── RAW DATA ──

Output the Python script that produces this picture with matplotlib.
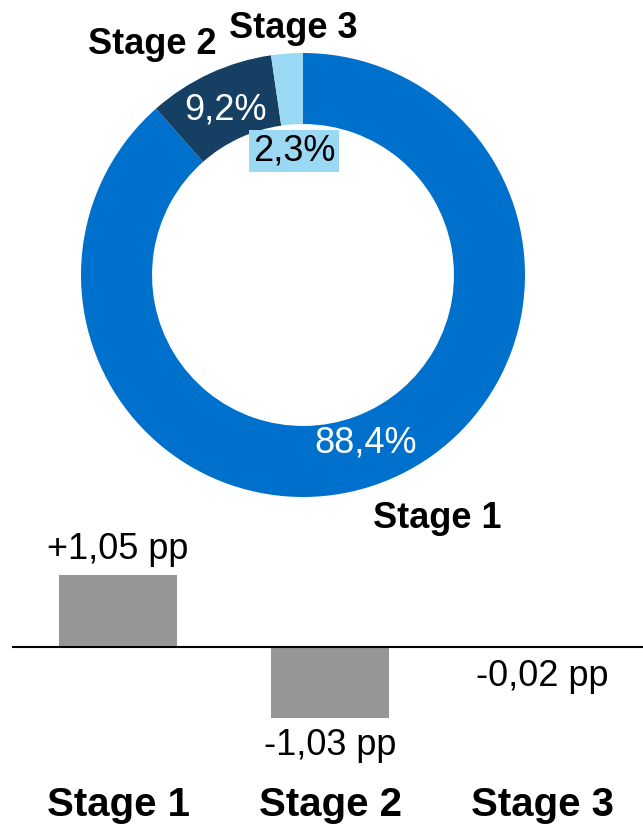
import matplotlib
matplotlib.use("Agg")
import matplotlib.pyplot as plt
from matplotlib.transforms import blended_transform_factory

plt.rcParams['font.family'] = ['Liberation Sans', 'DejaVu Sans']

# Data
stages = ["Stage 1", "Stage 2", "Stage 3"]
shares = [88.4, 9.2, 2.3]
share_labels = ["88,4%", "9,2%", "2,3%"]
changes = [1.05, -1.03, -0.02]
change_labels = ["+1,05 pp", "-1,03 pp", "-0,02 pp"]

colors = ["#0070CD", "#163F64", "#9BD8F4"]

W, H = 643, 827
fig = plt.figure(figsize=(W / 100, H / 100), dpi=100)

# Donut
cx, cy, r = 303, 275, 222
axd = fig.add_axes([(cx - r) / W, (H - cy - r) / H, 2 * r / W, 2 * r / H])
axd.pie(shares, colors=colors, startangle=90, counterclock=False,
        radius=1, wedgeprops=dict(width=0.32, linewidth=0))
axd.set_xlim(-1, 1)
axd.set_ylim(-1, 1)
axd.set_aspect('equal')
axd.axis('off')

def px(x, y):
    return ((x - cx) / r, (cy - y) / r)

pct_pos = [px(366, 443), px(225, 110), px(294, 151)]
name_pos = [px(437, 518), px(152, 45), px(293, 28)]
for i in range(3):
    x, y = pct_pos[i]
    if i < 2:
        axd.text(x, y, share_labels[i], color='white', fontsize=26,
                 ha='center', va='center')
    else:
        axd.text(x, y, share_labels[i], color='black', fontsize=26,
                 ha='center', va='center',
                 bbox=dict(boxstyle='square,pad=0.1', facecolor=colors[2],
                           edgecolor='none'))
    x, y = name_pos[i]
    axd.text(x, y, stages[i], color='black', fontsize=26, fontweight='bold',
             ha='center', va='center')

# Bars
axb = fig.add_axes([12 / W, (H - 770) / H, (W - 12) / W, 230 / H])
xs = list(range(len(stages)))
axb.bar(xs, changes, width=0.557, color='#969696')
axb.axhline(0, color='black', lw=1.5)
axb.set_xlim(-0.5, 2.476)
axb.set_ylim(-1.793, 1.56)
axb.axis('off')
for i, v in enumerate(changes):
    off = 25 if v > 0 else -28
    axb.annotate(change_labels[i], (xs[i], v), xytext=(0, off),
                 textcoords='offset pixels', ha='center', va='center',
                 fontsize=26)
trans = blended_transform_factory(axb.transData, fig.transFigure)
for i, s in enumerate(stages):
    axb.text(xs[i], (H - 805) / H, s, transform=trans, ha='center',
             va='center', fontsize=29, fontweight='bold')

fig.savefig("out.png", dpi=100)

───
── RAW DATA ──

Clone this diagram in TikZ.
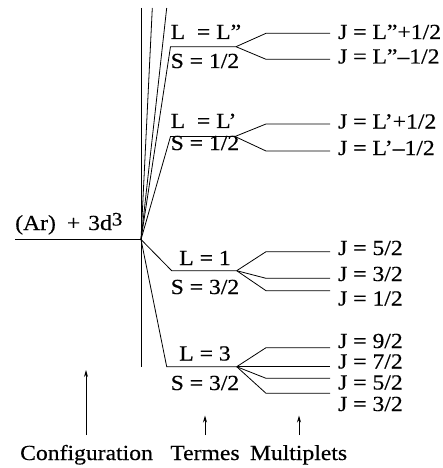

───

EXERCISE DETAILS: Give only the number of lines that include the word "matplotlib".

SOLUTION: 5